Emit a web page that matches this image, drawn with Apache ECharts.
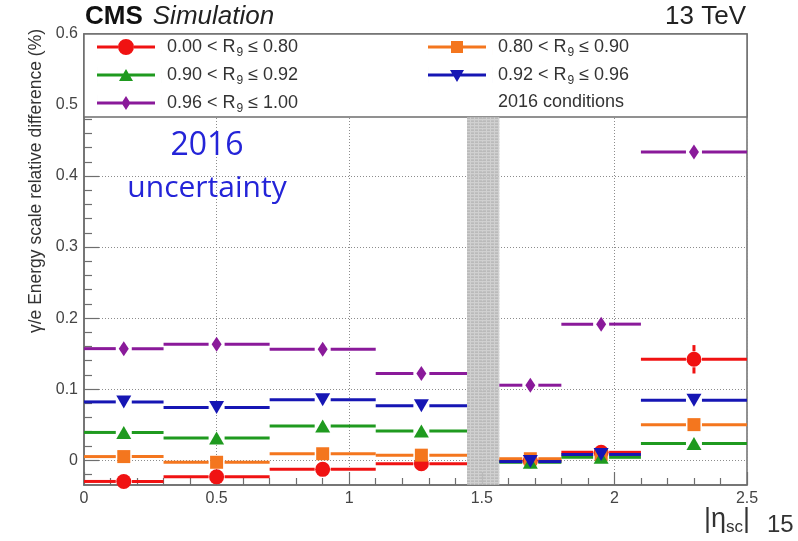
<!DOCTYPE html>
<html>
<head>
<meta charset="utf-8">
<script src="https://cdn.jsdelivr.net/npm/echarts@6/dist/echarts.min.js"></script>
<style>
  html, body { margin: 0; padding: 0; background: #fff; }
  #chart { width: 798px; height: 541px; }
</style>
</head>
<body>
<div id="chart"></div>
<script>
// |eta_SC| bins (barrel 0-1.4442, gap, endcap 1.566-2.5)
const binLow    = [0.0, 0.3, 0.7, 1.1,    1.566, 1.8,  2.1];
const binHigh   = [0.3, 0.7, 1.1, 1.4442, 1.8,   2.1,  2.5];
const binCenter = [0.15, 0.5, 0.9, 1.2721, 1.683, 1.95, 2.3];

// gamma/e energy scale relative difference (%) per R9 category
const r9Low    = [-0.030, -0.0235, -0.013, -0.005, -0.001, 0.011, 0.142];
const r9Mid    = [ 0.005, -0.003,   0.009,  0.007,  0.002, 0.008, 0.050];
const r9Upper1 = [ 0.039,  0.031,   0.048,  0.041, -0.003, 0.004, 0.0235];
const r9Upper2 = [ 0.082,  0.074,   0.085,  0.0765,-0.002, 0.008, 0.0845];
const r9High   = [ 0.157,  0.163,   0.156,  0.122,  0.1055,0.1915,0.434];

// statistical uncertainties on each point
const errLow    = [0.003, 0.004, 0.004, 0.003, 0.003, 0.004, 0.020];
const errMid    = [0.003, 0.003, 0.003, 0.003, 0.003, 0.003, 0.004];
const errUpper1 = [0.003, 0.003, 0.003, 0.003, 0.003, 0.003, 0.006];
const errUpper2 = [0.003, 0.003, 0.003, 0.003, 0.003, 0.003, 0.004];
const errHigh   = [0.003, 0.003, 0.003, 0.003, 0.003, 0.003, 0.004];

const seriesNames = [
  '0.00 < R9 ≤ 0.80',
  '0.80 < R9 ≤ 0.90',
  '0.90 < R9 ≤ 0.92',
  '0.92 < R9 ≤ 0.96',
  '0.96 < R9 ≤ 1.00'
];

// axis ticks and labels
const xTicks  = [0, 0.5, 1, 1.5, 2, 2.5];
const yMajor  = [0, 0.1, 0.2, 0.3, 0.4, 0.5, 0.6];
const yMinor  = [-0.02, 0.02, 0.04, 0.06, 0.08, 0.12, 0.14, 0.16, 0.18, 0.22, 0.24, 0.26, 0.28,
                 0.32, 0.34, 0.36, 0.38, 0.42, 0.44, 0.46, 0.48];
const yMin = -0.035, yMax = 0.6;
const legendFloor = 0.483;          // lower edge of the legend panel
const crackLow = 1.4442, crackHigh = 1.566;  // barrel/endcap transition

const colors = ['#f01212', '#f4761e', '#1f9a1f', '#1616b4', '#8a1a9a'];
const values = [r9Low, r9Mid, r9Upper1, r9Upper2, r9High];
const errors = [errLow, errMid, errUpper1, errUpper2, errHigh];
const symbols = ['circle', 'rect', 'triangle', 'triangle', 'diamond'];
const symbolSizes = [15, 13, [15, 13], [15, 13], [10, 15]];
const symbolRotates = [0, 0, 0, 180, 0];

// legend glyphs: horizontal bar with the marker drawn in the middle;
// hairline guides at x=0 and x=65 pin the glyph box so the label sits clear of it
const box = 'M0 0 H0.01 V16 H0 Z M64.99 0 H65 V16 H64.99 Z ';
const icons = [
  'path://' + box + 'M0 6.5 H21 V9.5 H0 Z M37 6.5 H58 V9.5 H37 Z M21 8 A8 8 0 1 0 37 8 A8 8 0 1 0 21 8 Z',
  'path://' + box + 'M0 6.5 H58 V9.5 H0 Z M23 2 H35 V14 H23 Z',
  'path://' + box + 'M0 6.5 H58 V9.5 H0 Z M29 2 L36 14 L22 14 Z',
  'path://' + box + 'M0 6.5 H58 V9.5 H0 Z M22 3 L36 3 L29 15 Z',
  'path://' + box + 'M0 6.5 H58 V9.5 H0 Z M29 1 L33.5 8 L29 15 L24.5 8 Z'
];

const FONT = '"Liberation Sans", Arial, Helvetica, sans-serif';

function errorBars(color, gap) {
  return function (params, api) {
    const y = api.value(3), e = api.value(4), xc = api.value(2);
    const pL = api.coord([api.value(0), y]);
    const pH = api.coord([api.value(1), y]);
    const pC = api.coord([xc, y]);
    const pT = api.coord([xc, y + e]);
    const pB = api.coord([xc, y - e]);
    const st = { stroke: color, lineWidth: 3 };
    const kids = [];
    if (pC[0] - gap > pL[0]) kids.push({ type: 'line', shape: { x1: pL[0], y1: pL[1], x2: pC[0] - gap, y2: pC[1] }, style: st });
    if (pH[0] > pC[0] + gap) kids.push({ type: 'line', shape: { x1: pC[0] + gap, y1: pC[1], x2: pH[0], y2: pH[1] }, style: st });
    if (pC[1] - gap > pT[1]) kids.push({ type: 'line', shape: { x1: pT[0], y1: pT[1], x2: pC[0], y2: pC[1] - gap }, style: st });
    if (pB[1] > pC[1] + gap) kids.push({ type: 'line', shape: { x1: pC[0], y1: pC[1] + gap, x2: pB[0], y2: pB[1] }, style: st });
    return { type: 'group', children: kids };
  };
}

function crackBand(params, api) {
  const a = api.coord([api.value(0), legendFloor]);
  const b = api.coord([api.value(1), yMin]);
  const kids = [{ type: 'rect', shape: { x: a[0], y: a[1], width: b[0] - a[0], height: b[1] - a[1] },
                  style: { fill: 'rgba(200,200,200,0.85)' } }];
  for (let yy = a[1] + 1; yy < b[1]; yy += 3) {
    kids.push({ type: 'line', shape: { x1: a[0], y1: yy, x2: b[0], y2: yy },
                style: { stroke: 'rgba(140,140,140,0.55)', lineWidth: 1, lineDash: [3, 1] } });
  }
  return { type: 'group', children: kids };
}

const series = [{
  type: 'custom',
  name: 'crack',
  z: 2,
  silent: true,
  renderItem: crackBand,
  encode: { x: [0, 1], y: 2 },
  data: [[crackLow, crackHigh, 0]],
  markArea: {
    silent: true,
    itemStyle: { color: '#ffffff', borderColor: '#6e6e6e', borderWidth: 1.5 },
    data: [[{ coord: [0, legendFloor] }, { coord: [2.5, yMax] }]]
  }
}];

values.forEach((vals, k) => {
  series.push({
    type: 'custom',
    name: seriesNames[k],
    z: 3,
    itemStyle: { color: colors[k] },
    renderItem: errorBars(colors[k], 8),
    encode: { x: [0, 1, 2], y: 3 },
    data: binCenter.map((c, i) => [binLow[i], binHigh[i], c, vals[i], errors[k][i]])
  });
  series.push({
    type: 'scatter',
    name: seriesNames[k],
    z: 3,
    symbol: symbols[k],
    symbolSize: symbolSizes[k],
    symbolRotate: symbolRotates[k],
    itemStyle: { color: colors[k], opacity: 1 },
    data: binCenter.map((c, i) => [c, vals[i]])
  });
});

const legendText = {
  fontSize: 18, fontFamily: FONT, color: '#333', lineHeight: 22,
  rich: { sub: { fontSize: 12, fontFamily: FONT, color: '#333', lineHeight: 12, padding: [12, 0, 0, 1] } }
};
const fmt = name => name.replace('R9', 'R{sub|9}');

const chart = echarts.init(document.getElementById('chart'), null, { renderer: 'canvas' });
chart.setOption({
  animation: false,
  backgroundColor: '#ffffff',
  grid: { left: 84, right: 51, top: 34, bottom: 56, show: true, borderColor: '#6e6e6e', borderWidth: 1.5, backgroundColor: 'transparent' },
  xAxis: {
    type: 'value', min: 0, max: 2.5, interval: 0.5,
    axisLine: { show: true, onZero: false, lineStyle: { color: '#6e6e6e', width: 1.5 } },
    axisTick: { show: true, inside: true, length: 13, lineStyle: { color: '#6e6e6e', width: 1.2 } },
    minorTick: { show: true, splitNumber: 5, length: 7, lineStyle: { color: '#6e6e6e', width: 1.2 } },
    axisLabel: { fontSize: 16, fontFamily: FONT, color: '#444', margin: 6,
                 formatter: v => (xTicks.indexOf(v) >= 0 ? String(v) : '') },
    splitLine: { show: true, lineStyle: { color: '#8c8c8c', type: [1, 2], width: 1 } }
  },
  yAxis: [{
    type: 'value', min: yMin, max: yMax,
    axisLine: { show: true, onZero: false, lineStyle: { color: '#6e6e6e', width: 1.5 } },
    axisTick: { show: true, inside: true, length: 15, customValues: yMajor, lineStyle: { color: '#6e6e6e', width: 1.2 } },
    axisLabel: { customValues: yMajor, fontSize: 16, fontFamily: FONT, color: '#444', margin: 6,
                 formatter: v => String(v) },
    splitLine: { show: true, lineStyle: { color: '#8c8c8c', type: [1, 2], width: 1 } }
  }, {
    type: 'value', min: yMin, max: yMax, position: 'left', offset: 0,
    axisLine: { show: false },
    axisTick: { show: true, inside: true, length: 8, customValues: yMinor, lineStyle: { color: '#6e6e6e', width: 1.2 } },
    axisLabel: { show: false },
    splitLine: { show: false }
  }],
  legend: [{
    left: 97, top: 35, padding: 0, orient: 'vertical', itemWidth: 65, itemHeight: 16, itemGap: 4,
    selectedMode: false, formatter: fmt, textStyle: legendText, z: 5,
    data: [0, 2, 4].map(k => ({ name: seriesNames[k], icon: icons[k] }))
  }, {
    left: 428, top: 35, padding: 0, orient: 'vertical', itemWidth: 65, itemHeight: 16, itemGap: 4,
    selectedMode: false, formatter: fmt, textStyle: legendText, z: 5,
    data: [1, 3].map(k => ({ name: seriesNames[k], icon: icons[k] }))
  }],
  graphic: [
    { type: 'text', left: 85, top: 4, z: 10,
      style: { text: '{b|CMS}{i|Simulation}', fill: '#111',
               rich: { b: { fontSize: 26, fontWeight: 'bold', fontFamily: FONT, fill: '#111' },
                       i: { fontSize: 26, fontStyle: 'italic', fontFamily: FONT, fill: '#222', padding: [0, 0, 0, 10] } } } },
    { type: 'text', right: 52, top: 4, z: 10,
      style: { text: '13 TeV', fontSize: 26, fontFamily: FONT, fill: '#222' } },
    { type: 'text', x: 498, y: 102, z: 10,
      style: { text: '2016 conditions', fontSize: 18, fontFamily: FONT, fill: '#333', textVerticalAlign: 'middle' } },
    { type: 'text', x: 207, y: 146, z: 10,
      style: { text: '2016', fontSize: 32, fontFamily: '"Open Sans", sans-serif', fill: '#2424d8',
               textAlign: 'center', textVerticalAlign: 'middle' } },
    { type: 'text', x: 207, y: 188, z: 10,
      style: { text: 'uncertainty', fontSize: 30, fontFamily: '"Open Sans", sans-serif', fill: '#2424d8',
               textAlign: 'center', textVerticalAlign: 'middle' } },
    { type: 'text', x: 36, y: 181, rotation: Math.PI / 2, z: 10,
      style: { text: 'γ/e Energy scale relative difference (%)', fontSize: 17.5, fontFamily: FONT, fill: '#333',
               textAlign: 'center', textVerticalAlign: 'middle' } },
    { type: 'text', left: 704, top: 506, z: 10,
      style: { text: '|η{s|sc}|', fontSize: 27, fontFamily: FONT, fill: '#333',
               rich: { s: { fontSize: 17, fontFamily: FONT, fill: '#333', padding: [16, 0, 0, 0] } } } },
    { type: 'text', left: 767, top: 513, z: 10,
      style: { text: '15', fontSize: 24, fontFamily: FONT, fill: '#333' } }
  ],
  series: series
});
</script>
</body>
</html>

------------------------

* Aim: Begin at the first line of the data above and repeat each line exactly, stopping after the line containing "const crackLow = 1.4442, crackHigh". Omit the pictures.

* The completed task:
Emit a web page that matches this image, drawn with Apache ECharts.
<!DOCTYPE html>
<html>
<head>
<meta charset="utf-8">
<script src="https://cdn.jsdelivr.net/npm/echarts@6/dist/echarts.min.js"></script>
<style>
  html, body { margin: 0; padding: 0; background: #fff; }
  #chart { width: 798px; height: 541px; }
</style>
</head>
<body>
<div id="chart"></div>
<script>
// |eta_SC| bins (barrel 0-1.4442, gap, endcap 1.566-2.5)
const binLow    = [0.0, 0.3, 0.7, 1.1,    1.566, 1.8,  2.1];
const binHigh   = [0.3, 0.7, 1.1, 1.4442, 1.8,   2.1,  2.5];
const binCenter = [0.15, 0.5, 0.9, 1.2721, 1.683, 1.95, 2.3];

// gamma/e energy scale relative difference (%) per R9 category
const r9Low    = [-0.030, -0.0235, -0.013, -0.005, -0.001, 0.011, 0.142];
const r9Mid    = [ 0.005, -0.003,   0.009,  0.007,  0.002, 0.008, 0.050];
const r9Upper1 = [ 0.039,  0.031,   0.048,  0.041, -0.003, 0.004, 0.0235];
const r9Upper2 = [ 0.082,  0.074,   0.085,  0.0765,-0.002, 0.008, 0.0845];
const r9High   = [ 0.157,  0.163,   0.156,  0.122,  0.1055,0.1915,0.434];

// statistical uncertainties on each point
const errLow    = [0.003, 0.004, 0.004, 0.003, 0.003, 0.004, 0.020];
const errMid    = [0.003, 0.003, 0.003, 0.003, 0.003, 0.003, 0.004];
const errUpper1 = [0.003, 0.003, 0.003, 0.003, 0.003, 0.003, 0.006];
const errUpper2 = [0.003, 0.003, 0.003, 0.003, 0.003, 0.003, 0.004];
const errHigh   = [0.003, 0.003, 0.003, 0.003, 0.003, 0.003, 0.004];

const seriesNames = [
  '0.00 < R9 ≤ 0.80',
  '0.80 < R9 ≤ 0.90',
  '0.90 < R9 ≤ 0.92',
  '0.92 < R9 ≤ 0.96',
  '0.96 < R9 ≤ 1.00'
];

// axis ticks and labels
const xTicks  = [0, 0.5, 1, 1.5, 2, 2.5];
const yMajor  = [0, 0.1, 0.2, 0.3, 0.4, 0.5, 0.6];
const yMinor  = [-0.02, 0.02, 0.04, 0.06, 0.08, 0.12, 0.14, 0.16, 0.18, 0.22, 0.24, 0.26, 0.28,
                 0.32, 0.34, 0.36, 0.38, 0.42, 0.44, 0.46, 0.48];
const yMin = -0.035, yMax = 0.6;
const legendFloor = 0.483;          // lower edge of the legend panel
const crackLow = 1.4442, crackHigh = 1.566;  // barrel/endcap transition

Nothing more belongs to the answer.